Сообщаю Тебе большую просьбу заранее. Здесь затевается журнал. Ближайшие сотрудники: Вячеслав Иванов, Аничков, Пяст, Верховский, Ремизов, Княжнин и я. «Редакционная комиссия» — Пяст, Аничков и я. Затеяно все Пястом. Все это — проба, и притом с внешней точки зрения — очень непрактичная, потому что денег почти нет. Я лично считаю, что этот журнал будет только бескорыстным застрельщиком — наметит главные точки и расчистит место для будущего. Все мы принципиально изгоняем литературщину, «декадентство» <…>, хулиганство, и т. д., и т. д.
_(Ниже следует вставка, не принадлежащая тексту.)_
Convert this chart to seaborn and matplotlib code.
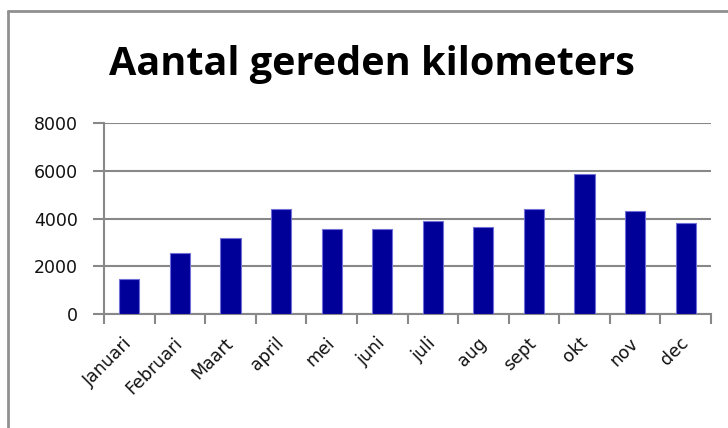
import matplotlib
matplotlib.use("Agg")
import matplotlib.pyplot as plt
import seaborn as sns
import pandas as pd
import numpy as np
from matplotlib.lines import Line2D

months = ["Januari", "Februari", "Maart", "april", "mei", "juni", "juli", "aug", "sept", "okt", "nov", "dec"]
km = [1450, 2550, 3200, 4400, 3550, 3550, 3900, 3650, 4400, 5850, 4300, 3800]
yticks = [0, 2000, 4000, 6000, 8000]
title = "Aantal gereden kilometers"

sns.set_style("white")
plt.rcParams['font.family'] = ['DejaVu Sans']

df = pd.DataFrame({"maand": months, "km": km})

fig = plt.figure(figsize=(7.28, 4.28), dpi=100)
W, H = 728, 428
ax = fig.add_axes([104 / W, 1 - 314 / H, (711 - 104) / W, (314 - 123) / H])

sns.barplot(data=df, x="maand", y="km", color="#000099", width=0.4,
            edgecolor="#7070d8", linewidth=0.8, saturation=1, ax=ax, zorder=3)

ax.set_ylim(0, 8000)
ax.set_xlim(-0.5, len(months) - 0.5)
ax.set_yticks(yticks)
ax.set_yticklabels([str(v) for v in yticks], fontsize=12.5, color="#111111")
ax.set_xticks(range(len(months)))
ax.set_xticklabels(months, rotation=45, ha="right", va="center", rotation_mode="anchor",
                   fontsize=12.5, color="#111111")
ax.tick_params(axis="x", which="major", length=0, pad=19)
ax.set_xticks(np.arange(-0.5, len(months)), minor=True)
ax.tick_params(axis="x", which="minor", length=7, color="#888888", width=1.5, direction="out", bottom=True)
ax.tick_params(axis="y", length=8, color="#888888", width=1.5, direction="out", left=True, pad=11)
ax.set_xlabel("")
ax.set_ylabel("")
ax.grid(axis="y", color="#888888", linewidth=1.5, zorder=0)
ax.set_axisbelow(True)
for s in ["top", "right"]:
    ax.spines[s].set_visible(False)
for s in ["left", "bottom"]:
    ax.spines[s].set_color("#888888")
    ax.spines[s].set_linewidth(1.5)

fig.text(372 / W, 1 - 75 / H, title, ha="center", va="baseline", fontsize=28.5,
         fontweight="bold", family="Open Sans", color="black")

# outer chart frame (left and top edges visible)
fig.add_artist(Line2D([8 / W, 8 / W], [0, 1 - 11 / H], transform=fig.transFigure, color="#909090", lw=2.0))
fig.add_artist(Line2D([8 / W, 1], [1 - 11 / H, 1 - 11 / H], transform=fig.transFigure, color="#909090", lw=2.0))

fig.savefig("out.png", dpi=100)
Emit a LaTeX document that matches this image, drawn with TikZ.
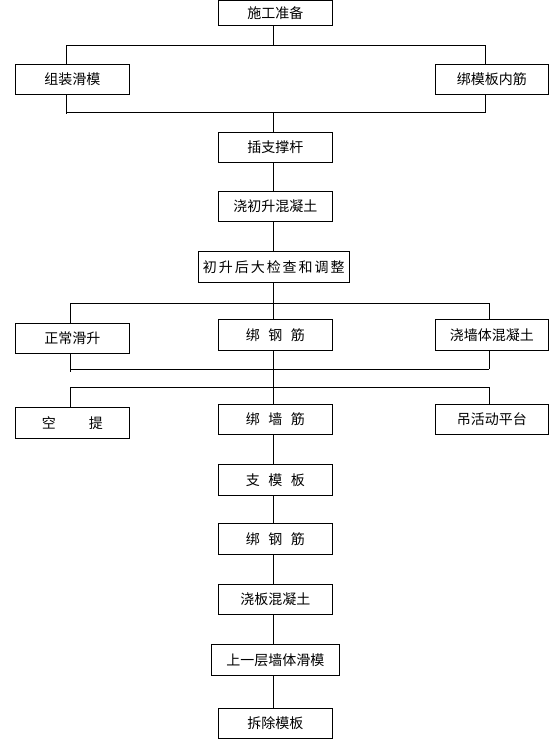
\documentclass[tikz,border=0pt]{standalone}
\usepackage{fontspec}
\newfontfamily\cjk{Noto Sans CJK SC}
\newfontfamily\cjkwide[LetterSpace=14]{Noto Sans CJK SC}
\begin{document}
\begin{tikzpicture}[x=1pt,y=-1pt,line width=0.9pt,
  box/.style={draw,rectangle,inner sep=0pt,minimum width=114pt,minimum height=30pt,font=\cjk\fontsize{14}{14}\selectfont},
  link/.style={draw,line width=0.9pt}]
\useasboundingbox (0,0) rectangle (555,742);
% nodes
\node[box,minimum height=25pt] (n1) at (275.3,12.9) {施工准备};
\node[box] (a) at (72.3,79.3) {组装滑模};
\node[box,minimum width=113pt] (b) at (491.8,79.3) {绑模板内筋};
\node[box] (n2) at (275.3,147.3) {插支撑杆};
\node[box] (n3) at (275.3,206) {浇初升混凝土};
\node[box,minimum width=151pt,minimum height=31pt,font=\cjkwide\fontsize{14}{14}\selectfont] (n4) at (273.8,266.8) {初升后大检查和调整};
\node[box] (c) at (72.3,338.2) {正常滑升};
\node[box,minimum height=31pt] (n5) at (275.3,334.8) {绑\hspace{8.5pt}钢\hspace{8.5pt}筋};
\node[box,minimum width=113pt,minimum height=31pt] (d) at (491.8,334.8) {浇墙体混凝土};
\node[box,minimum height=30.7pt] (e) at (72.3,422.7) {空\hspace{33pt}提};
\node[box] (n6) at (275.3,419.3) {绑\hspace{8.5pt}墙\hspace{8.5pt}筋};
\node[box,minimum width=113pt] (f) at (491.8,419.3) {吊活动平台};
\node[box,minimum height=31pt] (n7) at (275.3,479.8) {支\hspace{8.5pt}模\hspace{8.5pt}板};
\node[box,minimum height=31pt] (n8) at (275.3,538.8) {绑\hspace{8.5pt}钢\hspace{8.5pt}筋};
\node[box] (n9) at (275.3,599.3) {浇板混凝土};
\node[box,minimum width=128pt,minimum height=31pt] (n10) at (275.3,659.8) {上一层墙体滑模};
\node[box,minimum height=30.4pt] (n11) at (275.3,723.5) {拆除模板};
% junction coordinates
\coordinate (sp) at (273.3,0);
\coordinate (j1) at (273.3,45);
\coordinate (j1l) at (66.7,45);
\coordinate (j1r) at (485.3,45);
\coordinate (k1) at (273.3,112.3);
\coordinate (k1l) at (66.7,112.3);
\coordinate (k1r) at (485.3,112.3);
\coordinate (j2) at (273.3,303.3);
\coordinate (j2l) at (70.3,303.3);
\coordinate (j2r) at (489.3,303.3);
\coordinate (k2l) at (70.3,369.3);
\coordinate (k2r) at (489.3,369.3);
\coordinate (j3l) at (70.3,387.3);
\coordinate (j3r) at (489.3,387.3);
% first split
\path[link] (n1.south -| sp) -- (j1);
\path[link] (j1l) -- (j1r);
\path[link] (j1l) -- (j1l |- a.north);
\path[link] (j1r) -- (j1r |- b.north);
\path[link] (a.south -| k1l) -- ([yshift=-1.4pt]k1l);
\path[link] (b.south -| k1r) -- ([yshift=-1pt]k1r);
\path[link] (k1l) -- (k1r);
\path[link] (k1) -- (n2.north -| sp);
% main chain
\path[link] (n2.south -| sp) -- (n3.north -| sp);
\path[link] (n3.south -| sp) -- (n4.north -| sp);
\path[link] (n4.south -| sp) -- (n5.north -| sp);
% second split
\path[link] (j2l) -- (j2r);
\path[link] (j2l) -- (j2l |- c.north);
\path[link] (j2r) -- (j2r |- d.north);
\path[link] (c.south -| k2l) -- ([yshift=-3pt]k2l);
\path[link] (d.south -| k2r) -- (k2r);
\path[link] (k2l) -- (k2r);
\path[link] (n5.south -| sp) -- (n6.north -| sp);
% third split
\path[link] (j3l) -- (j3r);
\path[link] (j3l) -- (j3l |- e.north);
\path[link] (j3r) -- (j3r |- f.north);
% lower chain
\path[link] (n6.south -| sp) -- (n7.north -| sp);
\path[link] (n7.south -| sp) -- (n8.north -| sp);
\path[link] (n8.south -| sp) -- (n9.north -| sp);
\path[link] (n9.south -| sp) -- (n10.north -| sp);
\path[link] (n10.south -| sp) -- (n11.north -| sp);
\end{tikzpicture}
\end{document}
Нумера (маленькие — листа три — 12 раз в год) будут состоять из 1) рассказа, 2) нескольких стихотворений, 3) трех — четырех статей.
Перечисленные сотрудники — только «ближайшие». Рядом с ними, конечно, желательны еще некоторые — прежде всех — Ты. Совещаясь с Пястом, мы решили не звать в число этих «ближайших» Тебя, потому что: 1) Ты — в Африке и 2) о Тебе предполагается писать, если же Твое имя будет в числе наших, то выйдет, что мы сами себя хвалим. Если же Ты дашь нам — или рассказ, или статью, или стихотворения, или даже просто несколько страниц тунисских впечатлений, — мы будем Тебе особенно благодарны. До лета должно выйти 6 №№ (каждые двадцать дней с 15 февраля). Поддержи нас. Целую Тебя крепко. Будь светел.
Твой Ал. Блок.
262. В. А. Пясту. 23 января 1911. <Петербург>
Дорогой Владимир Алексеевич.
Вчера Вы, верно, были у Аничковых. Мы с Любовью Дмитриевной тоже хотели быть, но это не состоялось «мистически».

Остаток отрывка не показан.